Intel® High Level Synthesis Compiler Pro Edition: Best Practices Guide

ID 683152
Date 4/01/2024
Public
Document Table of Contents

4.1.2. Avalon® Memory Mapped Host Interfaces

By default, pointers in a component are implemented as Avalon® Memory Mapped ( Avalon® MM) host interfaces with default settings. You can mitigate poor performance from the default settings by configuring the Avalon® MM host interfaces.

You can configure the Avalon® MM host interface for the vector addition component example using the ihc::mm_host class as follows:

component void vector_add(
  ihc::mm_host<int, ihc::aspace<1>, ihc::dwidth<8*8*sizeof(int)>, 
                 ihc::align<8*sizeof(int)> >& a,
  ihc::mm_host<int, ihc::aspace<2>, ihc::dwidth<8*8*sizeof(int)>, 
                 ihc::align<8*sizeof(int)> >& b,
  ihc::mm_host<int, ihc::aspace<3>, ihc::dwidth<8*8*sizeof(int)>, 
                 ihc::align<8*sizeof(int)> >& c,
  int N) {
  #pragma unroll 8
  for (int i = 0; i < N; ++i) {
      c[i] = a[i] + b[i];
  }
}
The memory interfaces for vector a, vector b, and vector c have the following attributes specified:
  • The vectors are each assigned to different address spaces with the ihc::aspace attribute, and each vector receives a separate Avalon® MM host interface.

    With the vectors assigned to different physical interfaces, the vectors can be accessed concurrently without interfering with each other, so memory arbitration is not needed.

  • The width of the interfaces for the vectors is adjusted with the ihc::dwidth attribute.
  • The alignment of the interfaces for the vectors is adjusted with the ihc::align attribute.
The following diagram shows the Function View in the System Viewer that is generated when you compile this example.
Figure 25. System Viewer Function View for vector_add Component with Avalon® MM Host Interface


The diagram shows that vector_add.B2 has two loads and one store. The default Avalon® MM Host settings used by the code example in Pointer Interfaces had 16 loads and 8 stores.

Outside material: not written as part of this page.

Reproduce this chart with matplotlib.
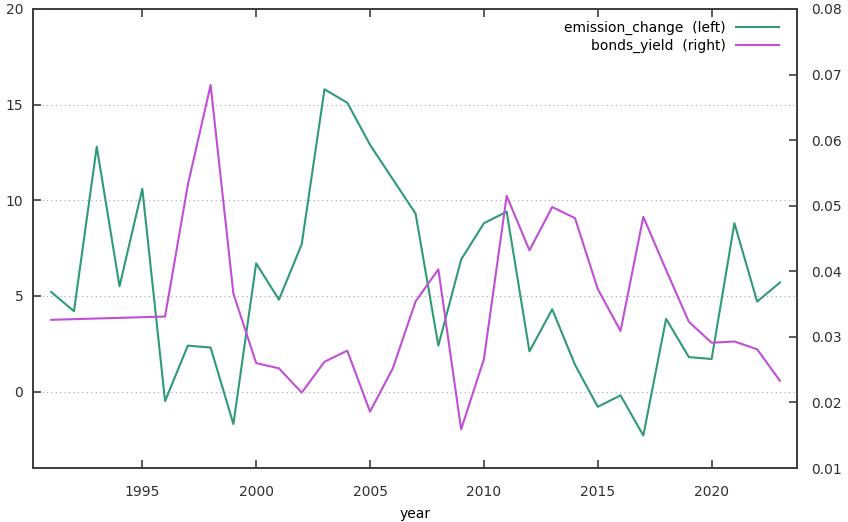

By expanding the width and alignment of the vector interfaces, the original pointer interface loads and stores were coalesced into one wide load each for vector a and vector b, and one wide store for vector c.

Also, the memories are stall-free because the loads and stores in this example access separate memories.

Compiling this component with an Quartus® Prime compilation flow targeting an Arria® 10 device results in the following QoR metrics:
Table 3.  QoR Metrics Comparison for Avalon MM Host Interface1
QoR Metric Pointer Avalon MM Host
ALMs 15593.5 643
DSPs 0 0
RAMs 30 0
fMAX (MHz)2 298.6 472.37
Latency (cycles) 24071 142
Initiation Interval (II) (cycles) ~508 1
1The compilation flow used to calculate the QoR metrics used Quartus® Prime Pro Edition Version 17.1.
2The fMAX measurement was calculated from a single seed.
All QoR metrics improved by changing the component interface to a specialized Avalon® MM Host interface from a pointer interface. The latency is close to the ideal latency value of 128, and the loop initiation interval (II) is 1.
Important: This change to a specialized Avalon® MM Host interface from a pointer interface requires the system to have three separate memories with the expected width. The initial pointer implementation requires only one system memory with a 64-bit wide data bus. If the system cannot provide the required memories, you cannot use this optimization.